• _WHAT IS ASKED_
The listing below begins with the first line you should copy; stop after the line containing "a_label_y = [260, 237, 211, 185, 158, 122, 87, 60]", and drop every picture.

-------- SOURCE MATERIAL

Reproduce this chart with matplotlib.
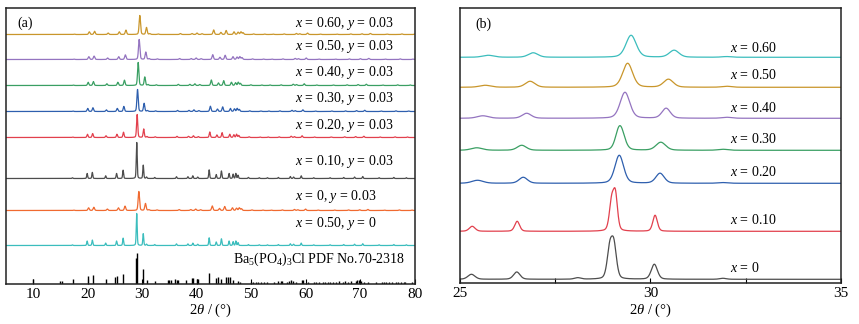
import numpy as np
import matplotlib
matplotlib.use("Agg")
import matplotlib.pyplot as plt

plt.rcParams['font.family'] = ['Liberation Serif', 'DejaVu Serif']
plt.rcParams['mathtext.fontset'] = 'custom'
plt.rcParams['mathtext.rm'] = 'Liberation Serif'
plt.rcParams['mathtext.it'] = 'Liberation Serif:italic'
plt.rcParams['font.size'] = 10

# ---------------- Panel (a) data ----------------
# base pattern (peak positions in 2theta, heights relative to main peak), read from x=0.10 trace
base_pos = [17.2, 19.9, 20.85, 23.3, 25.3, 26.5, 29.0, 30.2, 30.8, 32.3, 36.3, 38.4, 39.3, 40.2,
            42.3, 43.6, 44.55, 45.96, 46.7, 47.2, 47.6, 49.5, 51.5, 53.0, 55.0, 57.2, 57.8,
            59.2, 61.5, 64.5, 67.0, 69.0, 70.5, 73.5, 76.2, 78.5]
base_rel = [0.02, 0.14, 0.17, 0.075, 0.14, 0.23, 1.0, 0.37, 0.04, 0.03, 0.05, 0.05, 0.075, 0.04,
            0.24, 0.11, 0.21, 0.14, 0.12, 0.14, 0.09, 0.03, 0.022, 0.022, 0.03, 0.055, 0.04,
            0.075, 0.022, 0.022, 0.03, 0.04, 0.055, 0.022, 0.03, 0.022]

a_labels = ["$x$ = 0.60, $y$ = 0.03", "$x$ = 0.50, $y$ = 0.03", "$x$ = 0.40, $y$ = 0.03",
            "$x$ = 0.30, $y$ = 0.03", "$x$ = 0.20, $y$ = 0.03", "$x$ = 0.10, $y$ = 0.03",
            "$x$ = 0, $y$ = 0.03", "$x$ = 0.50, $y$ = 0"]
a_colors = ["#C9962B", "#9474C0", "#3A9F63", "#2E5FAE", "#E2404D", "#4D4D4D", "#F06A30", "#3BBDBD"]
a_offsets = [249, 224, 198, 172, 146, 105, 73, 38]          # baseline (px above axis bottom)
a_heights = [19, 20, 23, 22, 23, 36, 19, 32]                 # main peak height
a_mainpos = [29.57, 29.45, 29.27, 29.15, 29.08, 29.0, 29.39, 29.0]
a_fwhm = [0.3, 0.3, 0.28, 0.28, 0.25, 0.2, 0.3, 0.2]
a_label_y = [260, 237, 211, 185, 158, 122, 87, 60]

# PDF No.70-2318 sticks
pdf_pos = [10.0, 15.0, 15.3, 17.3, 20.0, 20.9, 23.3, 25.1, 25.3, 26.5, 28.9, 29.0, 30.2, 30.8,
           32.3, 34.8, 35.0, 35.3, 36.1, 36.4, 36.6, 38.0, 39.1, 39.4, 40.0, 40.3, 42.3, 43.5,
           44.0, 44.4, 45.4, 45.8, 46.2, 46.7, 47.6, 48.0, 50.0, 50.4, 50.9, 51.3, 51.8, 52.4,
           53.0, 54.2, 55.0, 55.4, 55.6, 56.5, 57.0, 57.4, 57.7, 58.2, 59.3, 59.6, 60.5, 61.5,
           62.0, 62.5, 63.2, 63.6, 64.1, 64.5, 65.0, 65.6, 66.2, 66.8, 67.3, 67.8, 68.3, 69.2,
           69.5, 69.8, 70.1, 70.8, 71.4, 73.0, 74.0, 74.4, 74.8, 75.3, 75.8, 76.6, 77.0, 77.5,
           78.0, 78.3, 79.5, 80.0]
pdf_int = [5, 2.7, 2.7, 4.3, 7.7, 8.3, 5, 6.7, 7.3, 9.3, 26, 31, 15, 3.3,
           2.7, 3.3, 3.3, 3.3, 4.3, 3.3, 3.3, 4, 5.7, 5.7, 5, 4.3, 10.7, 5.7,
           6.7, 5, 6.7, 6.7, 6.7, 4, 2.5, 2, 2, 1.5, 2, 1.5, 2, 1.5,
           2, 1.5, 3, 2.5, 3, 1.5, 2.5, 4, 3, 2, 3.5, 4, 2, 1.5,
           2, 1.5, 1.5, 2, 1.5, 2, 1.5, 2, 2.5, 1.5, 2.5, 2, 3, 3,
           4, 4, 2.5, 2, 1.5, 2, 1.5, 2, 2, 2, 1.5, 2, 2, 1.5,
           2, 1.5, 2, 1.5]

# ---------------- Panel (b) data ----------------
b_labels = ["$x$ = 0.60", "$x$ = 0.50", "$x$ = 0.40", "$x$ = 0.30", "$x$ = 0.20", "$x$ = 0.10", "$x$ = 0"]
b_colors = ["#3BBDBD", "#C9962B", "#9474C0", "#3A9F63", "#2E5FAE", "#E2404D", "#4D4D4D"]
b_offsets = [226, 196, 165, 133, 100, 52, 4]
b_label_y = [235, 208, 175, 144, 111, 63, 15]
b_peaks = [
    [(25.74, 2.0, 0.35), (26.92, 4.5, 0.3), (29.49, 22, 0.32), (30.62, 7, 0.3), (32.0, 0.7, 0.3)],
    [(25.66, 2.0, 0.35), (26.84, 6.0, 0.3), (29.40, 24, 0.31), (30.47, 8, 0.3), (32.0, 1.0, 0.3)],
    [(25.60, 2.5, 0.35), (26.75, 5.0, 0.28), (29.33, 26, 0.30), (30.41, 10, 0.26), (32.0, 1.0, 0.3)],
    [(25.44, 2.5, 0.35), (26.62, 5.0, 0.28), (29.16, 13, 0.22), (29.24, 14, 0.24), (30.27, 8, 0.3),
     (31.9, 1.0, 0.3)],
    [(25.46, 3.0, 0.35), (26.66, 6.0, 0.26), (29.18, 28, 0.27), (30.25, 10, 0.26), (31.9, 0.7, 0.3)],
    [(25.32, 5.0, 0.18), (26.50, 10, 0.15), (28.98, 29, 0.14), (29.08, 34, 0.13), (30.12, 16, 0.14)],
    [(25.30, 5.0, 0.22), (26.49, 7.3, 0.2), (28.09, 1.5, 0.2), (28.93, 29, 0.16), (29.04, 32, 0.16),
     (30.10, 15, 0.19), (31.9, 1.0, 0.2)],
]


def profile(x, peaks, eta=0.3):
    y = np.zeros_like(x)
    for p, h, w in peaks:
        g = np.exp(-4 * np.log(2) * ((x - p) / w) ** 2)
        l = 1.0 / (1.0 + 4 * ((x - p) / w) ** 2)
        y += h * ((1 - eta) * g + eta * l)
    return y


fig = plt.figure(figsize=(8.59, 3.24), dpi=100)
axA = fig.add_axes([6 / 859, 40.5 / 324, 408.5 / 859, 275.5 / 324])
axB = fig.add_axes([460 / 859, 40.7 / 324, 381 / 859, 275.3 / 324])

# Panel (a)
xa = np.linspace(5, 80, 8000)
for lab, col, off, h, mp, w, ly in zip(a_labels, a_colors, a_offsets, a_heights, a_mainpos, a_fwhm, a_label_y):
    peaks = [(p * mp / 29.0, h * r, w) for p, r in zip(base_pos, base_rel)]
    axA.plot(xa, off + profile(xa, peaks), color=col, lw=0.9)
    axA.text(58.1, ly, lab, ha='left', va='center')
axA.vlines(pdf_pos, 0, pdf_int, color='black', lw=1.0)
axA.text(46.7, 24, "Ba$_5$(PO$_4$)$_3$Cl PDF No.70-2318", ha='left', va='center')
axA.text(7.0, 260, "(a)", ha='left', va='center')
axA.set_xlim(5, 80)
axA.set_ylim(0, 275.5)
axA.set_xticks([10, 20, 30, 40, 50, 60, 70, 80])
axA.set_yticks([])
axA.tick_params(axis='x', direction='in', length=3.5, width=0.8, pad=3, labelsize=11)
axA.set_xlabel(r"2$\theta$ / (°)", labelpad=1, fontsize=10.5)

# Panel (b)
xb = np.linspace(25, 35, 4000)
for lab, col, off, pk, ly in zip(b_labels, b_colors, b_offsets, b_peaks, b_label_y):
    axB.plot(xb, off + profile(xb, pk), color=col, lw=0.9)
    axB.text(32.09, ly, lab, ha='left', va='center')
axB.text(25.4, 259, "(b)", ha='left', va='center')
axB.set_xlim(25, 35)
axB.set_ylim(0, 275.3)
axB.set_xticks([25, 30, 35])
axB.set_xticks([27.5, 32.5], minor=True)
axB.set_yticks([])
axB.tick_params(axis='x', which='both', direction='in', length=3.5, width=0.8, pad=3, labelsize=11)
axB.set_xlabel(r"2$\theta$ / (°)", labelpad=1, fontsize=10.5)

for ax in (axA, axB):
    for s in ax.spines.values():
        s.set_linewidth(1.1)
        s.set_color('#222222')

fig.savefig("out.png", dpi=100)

----------------

• _REPLY TO THE TASK_
Reproduce this chart with matplotlib.
import numpy as np
import matplotlib
matplotlib.use("Agg")
import matplotlib.pyplot as plt

plt.rcParams['font.family'] = ['Liberation Serif', 'DejaVu Serif']
plt.rcParams['mathtext.fontset'] = 'custom'
plt.rcParams['mathtext.rm'] = 'Liberation Serif'
plt.rcParams['mathtext.it'] = 'Liberation Serif:italic'
plt.rcParams['font.size'] = 10

# ---------------- Panel (a) data ----------------
# base pattern (peak positions in 2theta, heights relative to main peak), read from x=0.10 trace
base_pos = [17.2, 19.9, 20.85, 23.3, 25.3, 26.5, 29.0, 30.2, 30.8, 32.3, 36.3, 38.4, 39.3, 40.2,
            42.3, 43.6, 44.55, 45.96, 46.7, 47.2, 47.6, 49.5, 51.5, 53.0, 55.0, 57.2, 57.8,
            59.2, 61.5, 64.5, 67.0, 69.0, 70.5, 73.5, 76.2, 78.5]
base_rel = [0.02, 0.14, 0.17, 0.075, 0.14, 0.23, 1.0, 0.37, 0.04, 0.03, 0.05, 0.05, 0.075, 0.04,
            0.24, 0.11, 0.21, 0.14, 0.12, 0.14, 0.09, 0.03, 0.022, 0.022, 0.03, 0.055, 0.04,
            0.075, 0.022, 0.022, 0.03, 0.04, 0.055, 0.022, 0.03, 0.022]

a_labels = ["$x$ = 0.60, $y$ = 0.03", "$x$ = 0.50, $y$ = 0.03", "$x$ = 0.40, $y$ = 0.03",
            "$x$ = 0.30, $y$ = 0.03", "$x$ = 0.20, $y$ = 0.03", "$x$ = 0.10, $y$ = 0.03",
            "$x$ = 0, $y$ = 0.03", "$x$ = 0.50, $y$ = 0"]
a_colors = ["#C9962B", "#9474C0", "#3A9F63", "#2E5FAE", "#E2404D", "#4D4D4D", "#F06A30", "#3BBDBD"]
a_offsets = [249, 224, 198, 172, 146, 105, 73, 38]          # baseline (px above axis bottom)
a_heights = [19, 20, 23, 22, 23, 36, 19, 32]                 # main peak height
a_mainpos = [29.57, 29.45, 29.27, 29.15, 29.08, 29.0, 29.39, 29.0]
a_fwhm = [0.3, 0.3, 0.28, 0.28, 0.25, 0.2, 0.3, 0.2]
a_label_y = [260, 237, 211, 185, 158, 122, 87, 60]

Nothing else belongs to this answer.